The 2016 Nobel Prize in Chemistry has been jointly awarded to Sir J. Fraser Stoddart, honorary graduate of the University of St Andrews, alongside Jean-Pierre Sauvage and Bernard L. Feringa for their work on the development of molecular machines. These machines, sometimes called nanomachines, are said to represent a brand new frontier for technology that could open up a wide variety of opportunities in both research and industry.

Professor Stoddart was awarded his share of the prize partly in recognition of the development of a rotaxane in 1991 by his research group. The object they had developed was a tiny, molecular-sized ring that they found could be locked into place on a rod. This had never been done on such a small scale, and only a few years later they found they could move the ring in a predictable way just by heating it. This ring could move side to side just like a lift moves up and down and was one of the first steps towards a true molecular machine.

Professor Stoddard’s decades of hard work have been recognised with numerous awards and honours, in addition to the recent Nobel Prize. In 2010 Professor Stoddart was awarded an honorary DSc by the University of St Andrews for his significant work in the field of chemistry. His current position is as a Board of Trustees Professor of Chemistry at Northwestern University in Evanston, Illinois and he has been honoured with named lectureships at institutions all over the world. In total Professor Stoddart has published over 1,000 academic pieces of work, of which multiple have been cited over 1,000 times, and he has overseen the doctoral studies of dozens of researchers who have now become very successful.

Professor Stoddart’s developments have led to innovative new designs that use miniscule machines. Using the rotaxane device, Professor Stoddart worked alongside other researchers to create, amongst other things, a nanoscale storage device capable of holding 20kB worth of information, about as much as a small digital photo. It is believed that if this molecular technology is developed more then it could be the replacement to our current silicon-based computer chips, allowing us to store more data in a much smaller space.

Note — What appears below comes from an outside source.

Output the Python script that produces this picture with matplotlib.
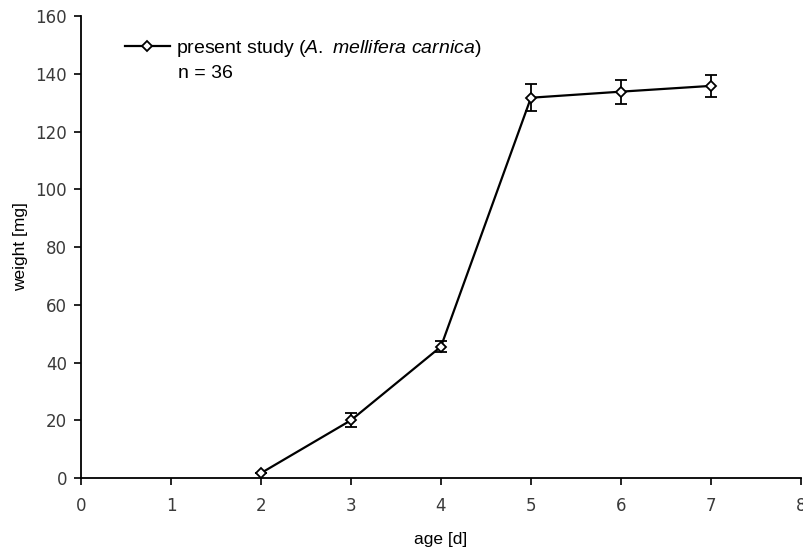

So why do we not have molecular machines in all of our technology? The answer is simple. This is a field that is still in its infancy and is being developed by some of the brightest minds in the world. The technology is relatively new and requires more time to be fully investigated, research which the Nobel Prize publicity will help to boost. As it stands, the job of getting millions of tiny motors to work together is not easy. However, these machines have been used in remarkable ways, for example in Professor Feringa’s work on molecular motors, which can spin up to 12 million times per second and drive microscopic cars.

Professor Stoddart’s work, alongside the work of Professor Sauvage and Professor Feringa, has helped to shape this specific subfield of chemistry by showing that design and manufacture of molecular sized machines is possible in today’s world. All three of their research groups continue to work hard towards the development of these nanoscale devices to this day, boosted by their new Nobel Prize honours.